Washington: Republican presidential candidate Donald Trump refused to take responsibility on Sunday for clashes that have erupted at his campaign events, saying he was not inciting violence but giving voice to the anger of his supporters.
The real estate tycoon used a round of television appearances to beat back furious criticism from Republican rivals and Democrats alike that he was encouraging discord with divisive language disparaging Muslims and immigrants.
"I don't accept responsibility. I do not condone violence in any shape," Trump said on NBC's "Meet the Press."
The tension at his rallies, Trump said, came from people being "sick and tired" of American leadership that has cost them jobs through international trade deals, failed to defeat IS terrorism and treats military veterans poorly.
"The people are angry at that - they're not angry about something I'm saying.
I'm just the messenger," Trump said.
Trump, front-runner for the Republican nomination, appeared unchastened after simmering tensions between his supporters and protesters angry over his positions on immigration and Muslims erupted on Friday night, forcing him to cancel a Chicago rally and casting a shadow over his campaign appearances on Saturday.
The disturbances erupted days before the next five presidential nominating contests on Tuesday, which could cement the New York billionaire's lead over Republican rivals US Senators Ted Cruz and Marco Rubio and Ohio Governor John Kasich.
The scenes in Chicago followed several weeks of violence at Trump rallies, in which protesters and journalists have been punched, tackled and hustled out of venues, raising concerns about security heading into the Nov.
8 presidential election to replace Democratic President Barack Obama.
Trump's rivals for the Republican nomination, as well as Democratic candidates Hillary Clinton and Bernie Sanders, heaped criticism on the New York billionaire after Friday's clashes.
Kasich said Trump had created a "toxic environment." On Sunday he stressed that he was hearing Trump supporters' concerns about job stability, wages and the future and that he was the candidate who could "fix things".
"I'm not interested in what he says.
I'm interested in appealing to his voters," Kasich said on ABC's "This Week."
"Those are the people that need to hear me."
Trump, who has rallies scheduled on Sunday in Illinois, Ohio and Florida, hopes to beat both Kasich and Rubio, the US senator from Florida, in their home states on Tuesday.
A new Wall Street Journal/NBC News/Marist poll showed Trump leading Rubio 43 per cent to 22 per cent among likely primary voters in Florida.
Trump lags Ohio's popular governor in that state, 33 per cent to Kasich's 39 per cent, the poll showed.
The survey had a margin of error of 2.2 percentage points.
Both states award all their delegates to the winner.
Sarah Palin, the vice presidential candidate in Republican John McCain's failed 2008 campaign against Obama, planned to attend a Trump rally in Florida on Sunday.
Eight years ago, Palin and McCain drew criticism for overheated campaign rallies marked by crowds openly hostile to Obama, who became the first African American president.

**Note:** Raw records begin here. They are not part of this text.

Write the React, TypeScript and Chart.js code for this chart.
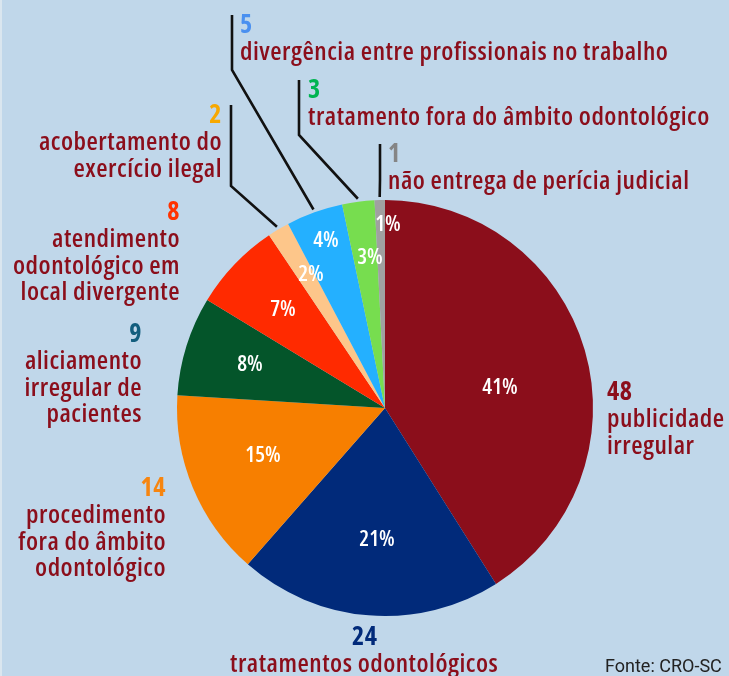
import React, { useEffect, useRef } from "react";
import { Chart, PieController, ArcElement } from "chart.js";

Chart.register(PieController, ArcElement);

// ---------- data ----------
const categories = [
  "publicidade irregular",
  "tratamentos odontológicos",
  "procedimento fora do âmbito odontológico",
  "aliciamento irregular de pacientes",
  "atendimento odontológico em local divergente",
  "acobertamento do exercício ilegal",
  "divergência entre profissionais no trabalho",
  "tratamento fora do âmbito odontológico",
  "não entrega de perícia judicial",
];
const counts = [48, 24, 14, 9, 8, 2, 5, 3, 1];
const percentLabels = ["41%", "21%", "15%", "8%", "7%", "2%", "4%", "3%", "1%"];
// slice shares as drawn in the picture (in %)
const sliceShares = [41.0, 20.4, 14.5, 7.7, 6.9, 1.7, 4.4, 2.5, 0.8];
const source = "Fonte: CRO-SC";

// ---------- styles / layout ----------
const sliceColors = ["#8b0e1b", "#012a7a", "#f77f00", "#04552a", "#ff2a00", "#fdc68a", "#24b0ff", "#77dd4f", "#a0a0a0"];
const countColors = ["#8b0e1b", "#012a7a", "#f7850f", "#135e7e", "#ff3300", "#f7a800", "#4a90f0", "#00b451", "#858585"];
const textColor = "#8b0e1b";
const BG = "#c0d7ea";

type LabelLayout = {
  lines: string[];
  x: number;
  y: number; // baseline of count
  align: CanvasTextAlign;
  countX?: number;
  leader?: { knee: [number, number]; top: [number, number] };
};

const labelLayout: LabelLayout[] = [
  { lines: ["publicidade", "irregular"], x: 607, y: 400, align: "left" },
  { lines: ["tratamentos odontológicos"], x: 230, y: 645, align: "left", countX: 352 },
  { lines: ["procedimento", "fora do âmbito", "odontológico"], x: 166, y: 496, align: "right" },
  { lines: ["aliciamento", "irregular de", "pacientes"], x: 142, y: 342, align: "right" },
  { lines: ["atendimento", "odontológico em", "local divergente"], x: 180, y: 220, align: "right" },
  { lines: ["acobertamento do", "exercício ilegal"], x: 222, y: 123, align: "right", leader: { knee: [231, 186], top: [231, 105] } },
  { lines: ["divergência entre profissionais no trabalho"], x: 240, y: 33, align: "left", leader: { knee: [232, 70], top: [232, 15] } },
  { lines: ["tratamento fora do âmbito odontológico"], x: 308, y: 98, align: "left", leader: { knee: [299, 135], top: [299, 80] } },
  { lines: ["não entrega de perícia judicial"], x: 388, y: 162, align: "left", leader: { knee: [380, 180], top: [380, 144] } },
];

const percentOffsets: [number, number][] = [
  [115, -20], [-8, 132], [-122, 48], [-135, -43], [-102, -98], [-74, -133], [-59, -167], [-15, -150], [3, -183],
];

const FONT_FAMILY = "'Open Sans', 'DejaVu Sans', sans-serif";

function setFont(ctx: any, weight: number, size: number, stretch = "condensed", spacing = "0px") {
  ctx.font = `${weight} ${size}px ${FONT_FAMILY}`;
  try {
    ctx.fontStretch = stretch;
    ctx.letterSpacing = spacing;
  } catch (e) {}
}

const labelsPlugin = {
  id: "labelsPlugin",
  beforeDraw(chart: any) {
    const ctx = chart.ctx;
    ctx.save();
    ctx.fillStyle = BG;
    ctx.fillRect(0, 0, chart.width, chart.height);
    ctx.fillStyle = "#dae6ef";
    ctx.fillRect(0, 0, 2, chart.height);
    ctx.restore();
  },
  afterDraw(chart: any) {
    const ctx = chart.ctx as CanvasRenderingContext2D;
    const meta = chart.getDatasetMeta(0);
    ctx.save();
    // percent labels
    ctx.textAlign = "center";
    ctx.textBaseline = "middle";
    ctx.fillStyle = "#ffffff";
    setFont(ctx, 600, 22);
    meta.data.forEach((arc: any, i: number) => {
      const [dx, dy] = percentOffsets[i];
      ctx.fillText(percentLabels[i], arc.x + dx, arc.y + dy);
    });

    // leader lines
    ctx.strokeStyle = "#111111";
    ctx.lineWidth = 2.6;
    ctx.lineJoin = "miter";
    meta.data.forEach((arc: any, i: number) => {
      const lay = labelLayout[i];
      if (!lay.leader) return;
      const mid = (arc.startAngle + arc.endAngle) / 2;
      const r = arc.outerRadius + 3;
      const ex = arc.x + Math.cos(mid) * r;
      const ey = arc.y + Math.sin(mid) * r;
      ctx.beginPath();
      ctx.moveTo(ex, ey);
      ctx.lineTo(lay.leader.knee[0], lay.leader.knee[1]);
      ctx.lineTo(lay.leader.top[0], lay.leader.top[1]);
      ctx.stroke();
    });

    // category labels
    ctx.textBaseline = "alphabetic";
    labelLayout.forEach((lay, i) => {
      ctx.textAlign = lay.align;
      setFont(ctx, 700, 26, "condensed", "0.5px");
      ctx.fillStyle = countColors[i];
      ctx.fillText(String(counts[i]), lay.countX ?? lay.x, lay.y);
      ctx.fillStyle = textColor;
      setFont(ctx, 600, 26, "condensed", "0.5px");
      lay.lines.forEach((ln, j) => {
        ctx.fillText(ln, lay.x, lay.y + 27 + j * 26.7);
      });
    });

    // source
    ctx.textAlign = "left";
    ctx.fillStyle = "#222222";
    ctx.font = "400 18px Roboto, 'DejaVu Sans', sans-serif";
    try {
      (ctx as any).fontStretch = "normal";
      (ctx as any).letterSpacing = "0px";
    } catch (e) {}
    ctx.fillText(source, 605, 672);
    ctx.restore();
  },
};

export default function App() {
  const ref = useRef<HTMLCanvasElement | null>(null);
  useEffect(() => {
    document.body.style.margin = "0";
    const canvas = ref.current!;
    const chart = new Chart(canvas, {
      type: "pie",
      data: {
        labels: categories,
        datasets: [
          {
            data: sliceShares,
            backgroundColor: sliceColors,
            borderWidth: 0,
          },
        ],
      },
      options: {
        responsive: false,
        animation: false,
        layout: { padding: { left: 177, right: 136, top: 200, bottom: 60 } },
        plugins: { legend: { display: false }, tooltip: { enabled: false } },
        events: [],
      },
      plugins: [labelsPlugin],
    });
    return () => chart.destroy();
  }, []);
  return (
    <div style={{ position: "fixed", left: 0, top: 0, width: 729, height: 676, background: BG }}>
      <canvas ref={ref} width={729} height={676} style={{ width: 729, height: 676, display: "block" }} />
    </div>
  );
}
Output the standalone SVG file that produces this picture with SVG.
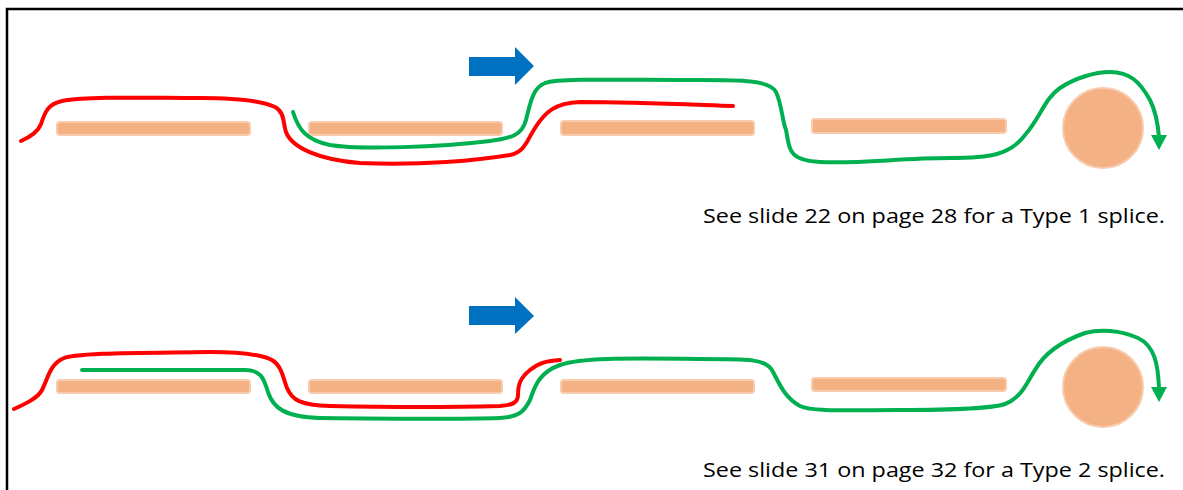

Trump has harnessed the discontent of white, working class voters angry over international trade deals that cost them jobs.
He has proposed building a wall along the southern US border, disparaged some Mexican immigrants as criminals and advocated a temporary ban on Muslims entering the country.

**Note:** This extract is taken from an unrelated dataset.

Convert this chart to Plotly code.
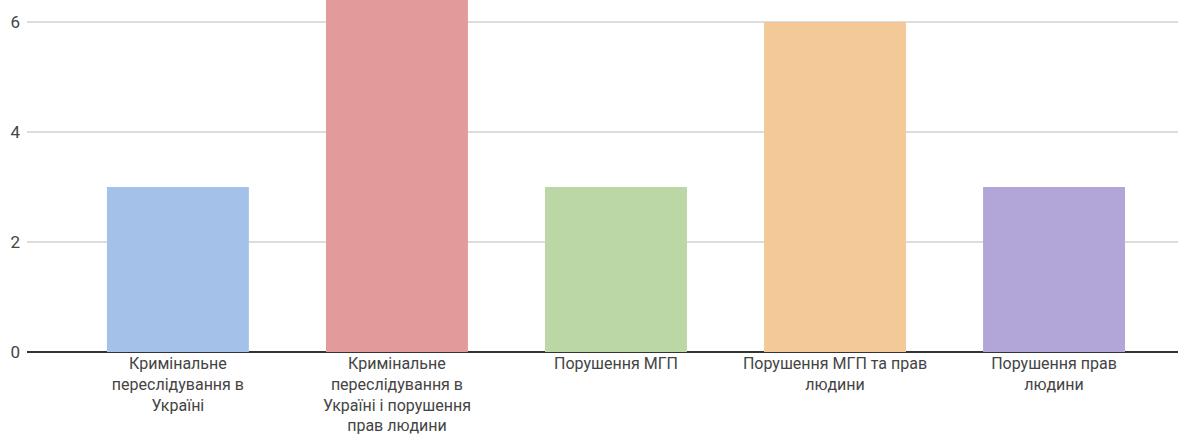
import plotly.graph_objects as go

categories = [
    "Кримінальне<br>переслідування в<br>Україні",
    "Кримінальне<br>переслідування в<br>Україні і порушення<br>прав людини",
    "Порушення МГП",
    "Порушення МГП та прав<br>людини",
    "Порушення прав<br>людини",
]
values = [3, 7, 3, 6, 3]
colors = ["#a4c2e9", "#e29a9a", "#bbd7a6", "#f3c998", "#b2a6d8"]

fig = go.Figure(
    go.Bar(
        x=list(range(len(categories))),
        y=values,
        marker=dict(color=colors, line=dict(width=0)),
        width=0.648,
    )
)

fig.update_layout(
    width=1178,
    height=434,
    margin=dict(l=27, r=0, t=0, b=82, autoexpand=False),
    plot_bgcolor="white",
    paper_bgcolor="white",
    showlegend=False,
    font=dict(family="Roboto, Arial, sans-serif", size=16, color="#444444"),
)
fig.update_xaxes(
    tickmode="array",
    tickvals=list(range(len(categories))),
    ticktext=categories,
    range=[-0.689, 4.566],
    showgrid=False,
    zeroline=False,
    showline=False,
    ticks="",
    automargin=False,
    tickfont=dict(size=16, color="#444444"),
)
fig.update_yaxes(
    range=[0, 6.4],
    tickvals=[0, 2, 4, 6],
    showgrid=True,
    gridcolor="#dddddd",
    gridwidth=1.5,
    zeroline=True,
    zerolinecolor="#333333",
    zerolinewidth=1.5,
    showline=False,
    ticks="",
    automargin=False,
    ticklabelstandoff=6,
    tickfont=dict(size=17, color="#444444"),
)

fig.write_html(
    "out.html",
    config={"displayModeBar": False},
    post_script="document.body.style.margin='0';document.body.style.padding='0';",
)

On Sunday, he turned the criticism of his rallies against the protesters he called professional "disrupters" sent by Sanders, the US senator from Vermont.
"Bernie Sanders is lying when he says his disruptors aren't told to go to my events.
Be careful Bernie, or my supporters will go to yours!" Trump said on Twitter early on Sunday.
Sanders responded by warning that Trump has been an "incredibly divisive" figure whose "rhetoric is inciting violence." "So I really hope he tones it down.
This is not good for the country," Sanders said on CBS' "Face the Nation."
Trump showed no signs of toning down.
He accused the protesters of arriving at his rallies armed with tomatoes to throw at him or of sticking their middle finger up.
Trump said one 78-year-old supporter who sucker-punched a young black man being led out of a rally last week "got carried away" and told NBC he had instructed his staff to look into paying the man's legal fees.
Trump has used aggressive language against protesters at his rallies, yelling at them to get out and once saying he would like to punch one of them.
"Donald Trump on a regular basis incites his crowd," Rubio said on ABC's "This Week." "There are people out there that are unbalanced. There are people out there that listen to this stuff and we don't know how they're going to react... We're going to have an ugly scene here. We've already seen these ugly scenes."